TASK BRIEF:
Determine how many lines hold "document" and give only that number.

SOURCE EXCERPT:

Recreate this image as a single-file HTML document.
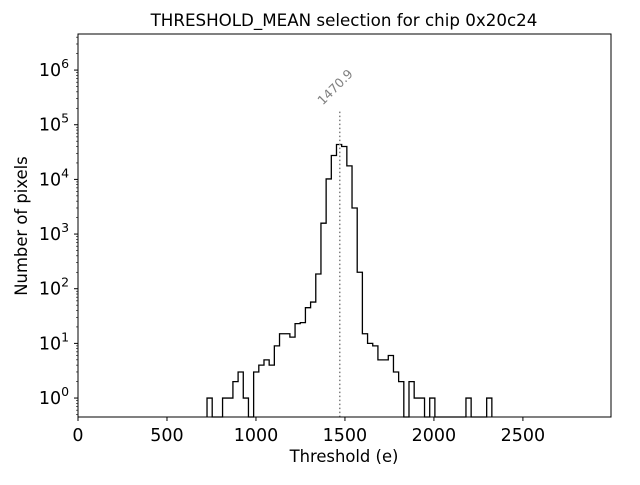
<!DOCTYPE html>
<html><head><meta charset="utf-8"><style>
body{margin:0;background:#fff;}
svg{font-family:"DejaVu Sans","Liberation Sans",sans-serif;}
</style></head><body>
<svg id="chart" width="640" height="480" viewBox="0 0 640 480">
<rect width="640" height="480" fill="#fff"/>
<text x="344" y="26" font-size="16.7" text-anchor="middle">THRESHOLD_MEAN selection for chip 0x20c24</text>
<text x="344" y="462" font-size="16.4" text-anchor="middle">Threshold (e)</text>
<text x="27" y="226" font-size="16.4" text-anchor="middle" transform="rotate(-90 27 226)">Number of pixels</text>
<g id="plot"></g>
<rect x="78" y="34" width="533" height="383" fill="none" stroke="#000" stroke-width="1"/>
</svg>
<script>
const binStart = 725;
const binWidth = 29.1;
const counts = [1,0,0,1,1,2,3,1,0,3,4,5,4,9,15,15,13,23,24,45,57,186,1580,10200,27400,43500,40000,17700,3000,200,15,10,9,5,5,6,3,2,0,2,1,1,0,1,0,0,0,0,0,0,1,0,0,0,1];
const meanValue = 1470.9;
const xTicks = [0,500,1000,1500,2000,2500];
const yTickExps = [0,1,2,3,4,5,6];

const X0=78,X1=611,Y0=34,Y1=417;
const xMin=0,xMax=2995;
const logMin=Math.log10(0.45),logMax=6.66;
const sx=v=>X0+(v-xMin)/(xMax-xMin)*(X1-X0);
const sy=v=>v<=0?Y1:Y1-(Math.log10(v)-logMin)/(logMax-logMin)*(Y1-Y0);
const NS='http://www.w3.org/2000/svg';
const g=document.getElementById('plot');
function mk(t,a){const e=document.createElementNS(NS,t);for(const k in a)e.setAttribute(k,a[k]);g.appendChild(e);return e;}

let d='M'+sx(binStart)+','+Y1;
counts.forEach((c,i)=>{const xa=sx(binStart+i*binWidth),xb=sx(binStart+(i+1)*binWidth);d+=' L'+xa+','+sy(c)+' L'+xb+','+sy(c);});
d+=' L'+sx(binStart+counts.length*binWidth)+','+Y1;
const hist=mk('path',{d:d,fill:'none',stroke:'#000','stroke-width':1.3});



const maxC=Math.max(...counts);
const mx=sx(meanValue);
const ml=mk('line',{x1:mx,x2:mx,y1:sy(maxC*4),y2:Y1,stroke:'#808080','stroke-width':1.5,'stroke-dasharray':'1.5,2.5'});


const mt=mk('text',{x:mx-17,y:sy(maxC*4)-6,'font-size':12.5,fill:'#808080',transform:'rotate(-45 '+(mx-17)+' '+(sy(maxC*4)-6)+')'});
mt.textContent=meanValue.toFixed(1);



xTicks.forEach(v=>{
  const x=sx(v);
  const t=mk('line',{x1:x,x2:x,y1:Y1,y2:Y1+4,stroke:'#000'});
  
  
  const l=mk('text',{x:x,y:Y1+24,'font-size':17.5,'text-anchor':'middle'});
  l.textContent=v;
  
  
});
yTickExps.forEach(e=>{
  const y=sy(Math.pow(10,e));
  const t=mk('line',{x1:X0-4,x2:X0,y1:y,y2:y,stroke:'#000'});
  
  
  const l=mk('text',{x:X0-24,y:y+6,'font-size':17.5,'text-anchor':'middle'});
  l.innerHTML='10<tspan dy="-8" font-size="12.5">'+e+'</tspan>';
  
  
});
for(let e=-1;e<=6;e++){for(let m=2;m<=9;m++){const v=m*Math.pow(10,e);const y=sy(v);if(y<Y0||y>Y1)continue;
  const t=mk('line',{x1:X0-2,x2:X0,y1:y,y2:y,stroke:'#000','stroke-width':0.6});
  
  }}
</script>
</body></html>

TASK RESULT:
3